This is the first in a series of articles about New Jersey’s gubernatorial candidates. Today I will do a very brief overview of Phil Murphy’s agenda for New Jersey.
On Phil Murphy’s website his bio page touts his service as US ambassador to Germany and finance chairman of the Democratic National Committee. However, his bio omits that he was a high-ranking executive at Goldman Sachs, which some people consider the epicenter of crony capitalism in America.
In fact, dozens of books have been written out Wall Street has provided scores of individuals who have served in both Democratic and Republican administrations for the past hundred years during which the welfare-warfare sate has been cemented on the American people.
In another words, Wall Street is not the bastion a free enterprise and limited government that some make it out to be. Instead, the cronies on Wall Street have been the beneficiaries of the Federal Reserve’s easy money policies and the federal governments outrageous spending on domestic and International programs.
One of the linchpins of Murphy’s agenda is the creation of a “public bank.” Below is the exact proposal from his website:
A Public Bank to Invest Directly in New Jersey — and for New Jersey
New Jersey currently deposits billions of dollars in state revenues in Wall Street and foreign banks — which overwhelmingly do not invest in New Jersey’s communities. Phil will take that money out of Wall Street and put it to work for New Jersey — creating jobs and growing the economy — through an innovative new public bank to make critical investments in our state and its people. By using state deposits to finance local investments, the Public Bank will support billions of dollars of critical investments in infrastructure, small businesses, and student loans — saving our residents money and returning all profits to the taxpayers.
Murphy’s proposal is eerily similar to plank number five in The Communist Manifesto by Karl Marx: “Centralization of credit in the hands of the state, by means of a national bank with state capital and an exclusive monopoly.”
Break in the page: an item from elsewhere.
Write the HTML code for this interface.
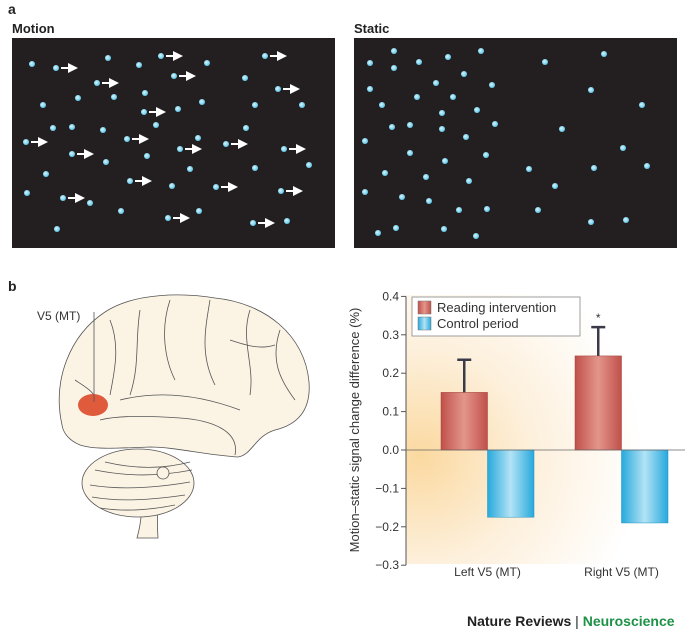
<!DOCTYPE html>
<html><head><meta charset="utf-8">
<style>
body{margin:0;background:#fff;width:685px;height:631px;overflow:hidden;font-family:"Liberation Sans",sans-serif;}
svg{position:absolute;left:0;top:0}
</style></head>
<body>
<svg width="685" height="631" viewBox="0 0 685 631" xmlns="http://www.w3.org/2000/svg">
<defs>
<radialGradient id="dotg" cx="0.4" cy="0.4" r="0.6"><stop offset="0" stop-color="#d8f4fc"/><stop offset="1" stop-color="#5ec7ea"/></radialGradient>
<radialGradient id="glow" cx="0.05" cy="0.6" r="0.8"><stop offset="0" stop-color="#fbd9a0"/><stop offset="0.5" stop-color="#fdf0dc"/><stop offset="1" stop-color="#ffffff"/></radialGradient>
<linearGradient id="redg" x1="0" x2="1"><stop offset="0" stop-color="#c0504a"/><stop offset="0.5" stop-color="#e3968c"/><stop offset="1" stop-color="#c0504a"/></linearGradient>
<linearGradient id="blueg" x1="0" x2="1"><stop offset="0" stop-color="#27a9dc"/><stop offset="0.5" stop-color="#b3e3f5"/><stop offset="1" stop-color="#27a9dc"/></linearGradient>
<marker id="ah" markerWidth="5" markerHeight="5" refX="2" refY="2.5" orient="auto"><path d="M0,0 L5,2.5 L0,5 Z" fill="#fff"/></marker>
</defs>
<text x="8" y="14" font-size="14" font-weight="bold" fill="#222">a</text>
<text x="12" y="33" font-size="13" font-weight="bold" fill="#222">Motion</text>
<text x="354" y="33" font-size="13" font-weight="bold" fill="#222">Static</text>
<rect x="12" y="38" width="323" height="210" fill="#231f20"/>
<rect x="354" y="38" width="323" height="210" fill="#231f20"/>
<g id="motionDots"></g><g id="staticDots"></g>
<text x="8" y="291" font-size="14" font-weight="bold" fill="#222">b</text>

<g stroke="#555" stroke-width="0.8" fill="#fbf3e4">
<path d="M138,455 C142,480 145,510 137,538 L158,538 C156,510 160,480 162,455 Z"/>
<ellipse cx="138" cy="483" rx="56" ry="34"/>
<path d="M95,470 C120,475 150,478 192,470 M90,485 C120,490 155,488 190,482 M92,497 C120,502 150,500 185,495 M100,508 C125,512 150,510 175,505 M105,462 C130,468 160,470 190,462" fill="none"/>
<circle cx="163" cy="473" r="6"/>
<path d="M62,425 C52,380 70,335 105,312 C135,292 185,293 215,298 C265,303 305,335 309,382 C311,408 300,424 275,430 C255,436 252,455 238,457 C205,455 175,447 150,447 C120,448 95,450 80,445 C68,440 63,432 62,425 Z"/>
<path d="M235,455 C240,430 210,420 180,418 C150,416 120,415 100,420" fill="none"/>
<path d="M170,300 C160,330 165,360 175,380 M210,300 C205,330 200,355 215,385 M250,310 C240,340 255,365 250,395 M110,320 C120,345 115,370 110,395 M140,310 C135,340 140,365 130,395 M280,330 C270,360 280,380 295,400 M120,400 C160,390 200,395 240,410 M75,380 C90,390 100,395 95,410 M230,340 C245,345 260,350 275,345" fill="none"/>
</g>
<ellipse cx="93" cy="405" rx="15" ry="11" fill="#e05a3c"/>
<line x1="94" y1="312" x2="94" y2="402" stroke="#555" stroke-width="0.8"/>
<text x="37" y="320" font-size="12" fill="#333">V5 (MT)</text>

<rect x="406" y="295" width="279" height="269" fill="url(#glow)"/>
<g id="chart"></g>

<text x="467" y="626" font-size="14" font-weight="bold" fill="#222">Nature Reviews <tspan fill="#222" font-weight="normal">|</tspan> <tspan fill="#1e9147">Neuroscience</tspan></text>
</svg>
<script>
const NS="http://www.w3.org/2000/svg";
function mk(tag,attrs,parent){const e=document.createElementNS(NS,tag);for(const k in attrs)e.setAttribute(k,attrs[k]);parent.appendChild(e);return e;}
const motionDots=[[32,64,0],[56,68,1],[108,58,0],[139,65,0],[161,56,1],[207,63,0],[97,83,1],[174,76,1],[245,78,0],[265,56,1],[278,89,1],[43,105,0],[78,98,0],[114,97,0],[145,93,0],[144,112,1],[178,109,0],[202,102,0],[255,105,0],[302,105,0],[53,128,0],[72,127,0],[103,130,0],[156,125,0],[246,128,0],[26,142,1],[127,139,1],[198,138,0],[72,154,1],[106,162,0],[147,156,0],[180,149,1],[226,144,1],[284,149,1],[46,174,0],[190,169,0],[255,168,0],[309,165,0],[130,181,1],[172,186,0],[216,187,1],[281,191,1],[27,193,0],[63,198,1],[90,203,0],[121,211,0],[168,218,1],[199,211,0],[57,229,0],[253,223,1],[287,221,0]];
const staticDots=[[394,51],[370,63],[394,68],[419,62],[448,57],[481,51],[545,62],[604,54],[464,74],[370,89],[436,83],[492,85],[591,90],[382,105],[417,97],[453,97],[642,105],[442,113],[477,110],[392,127],[410,125],[442,129],[495,124],[562,129],[365,141],[466,137],[623,148],[410,153],[486,155],[445,161],[385,173],[426,177],[469,181],[529,169],[594,168],[647,166],[555,186],[365,192],[402,197],[429,201],[459,210],[487,209],[538,210],[591,222],[626,220],[378,233],[396,228],[444,229],[476,236]];
const gm=document.getElementById('motionDots');
motionDots.forEach(d=>{const c=mk('circle',{cx:d[0],cy:d[1],r:3,fill:'url(#dotg)'},gm);


if(d[2]){const l=mk('line',{x1:d[0]+5,y1:d[1],x2:d[0]+16,y2:d[1],stroke:'#fff','stroke-width':2,'marker-end':'url(#ah)'},gm);

}});
const gs=document.getElementById('staticDots');
staticDots.forEach(d=>{const c=mk('circle',{cx:d[0],cy:d[1],r:3,fill:'url(#dotg)'},gs);

});

// chart data
const categories=["Left V5 (MT)","Right V5 (MT)"];
const reading=[0.15,0.245];
const readingErr=[0.085,0.075];
const control=[-0.175,-0.19];
const ticks=[0.4,0.3,0.2,0.1,0.0,-0.1,-0.2,-0.3];
const tickLabels=["0.4","0.3","0.2","0.1","0.0","\u22120.1","\u22120.2","\u22120.3"];
const X0=406,Y0=450,PX=384;
const y=v=>Y0-v*PX;
const groupX=i=>441+i*134;
const BW=46.5;
const g=document.getElementById('chart');
const ax=mk('line',{x1:X0,y1:y(0.4),x2:X0,y2:y(-0.3),stroke:'#555','stroke-width':1},g);


ticks.forEach((t,i)=>{
 const tk=mk('line',{x1:X0-5,y1:y(t),x2:X0,y2:y(t),stroke:'#555'},g);
 
 
 const tx=mk('text',{x:X0-7,y:y(t)+4,'font-size':12,'text-anchor':'end',fill:'#333'},g);
 tx.textContent=tickLabels[i];
 
 
});
categories.forEach((c,i)=>{
 const x=groupX(i);
 const r=mk('rect',{x:x,y:y(reading[i]),width:BW,height:y(0)-y(reading[i]),fill:'url(#redg)',stroke:'#a0403a','stroke-width':0.5},g);
 
 
 const e=mk('path',{d:`M${x+BW/2},${y(reading[i])} V${y(reading[i]+readingErr[i])} M${x+BW/2-7},${y(reading[i]+readingErr[i])} H${x+BW/2+7}`,stroke:'#3a3a48','stroke-width':2.5,fill:'none'},g);
 
 
 const b=mk('rect',{x:x+BW,y:y(0),width:BW,height:y(control[i])-y(0),fill:'url(#blueg)',stroke:'#1e8fbd','stroke-width':0.5},g);
 
 
 const t=mk('text',{x:x+BW,y:576,'font-size':12,'text-anchor':'middle',fill:'#333'},g);
 t.textContent=c;
 
 
});
const zl=mk('line',{x1:X0,y1:y(0),x2:685,y2:y(0),stroke:'#666','stroke-width':0.8},g);


const st=mk('text',{x:groupX(1)+BW/2,y:y(reading[1]+readingErr[1])-5,'font-size':12,'text-anchor':'middle',fill:'#333'},g);
st.textContent='*';


const yt=mk('text',{x:0,y:0,'font-size':13,'text-anchor':'middle',fill:'#333',transform:'translate(359,430) rotate(-90)'},g);
yt.textContent='Motion\u2013static signal change difference (%)';


const lb=mk('rect',{x:412,y:297,width:168,height:39,fill:'#fff',stroke:'#888','stroke-width':0.8},g);


[['url(#redg)','Reading intervention'],['url(#blueg)','Control period']].forEach((L,i)=>{
 const s=mk('rect',{x:418,y:301+i*16,width:13,height:13,fill:L[0],stroke:'#777','stroke-width':0.5},g);
 
 
 const t=mk('text',{x:437,y:312+i*16,'font-size':13,fill:'#333'},g);
 t.textContent=L[1];
 
 
});
</script>
</body></html>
Although Murphy is not proposing a national bank, a public bank is no different than what Karl Marx wanted, namely, a centralized financial institution controlled by the public, which for all intents and purposes today means career politicians.
Murphy reveals his naïveté and obtuseness in this proposal. Creating a state bank in New Jersey –or in any other state for that matter–is like putting dozens of nymphomaniacs on a submarine and telling them to behave themselves.
For the past 20 years politicians in Trenton have wasted billions of dollars on auto emissions tests, school construction projects, taken on billions of dollars of debt without voter approval, and put taxpayers in the hole for tens of billions of dollars by not funding the state workers pension plans. Furthermore, the Trenton crowd made one of the greatest land grabs in the history of the state with the Highlands Act and continues to engage in the most massive redistribution of income from suburban taxpayers to urban school districts.
And Murphy has the audacity to call for more of our taxpayer dollars to be controlled by the Trenton spendthrifts. This is unconscionable.
Phil Murphy’s call for a state bank is “democratic socialism” on steroids. In fact, a case could be made that Phil should change his name to Marxist Murphy, which would accurately reflect his collectivist ideology.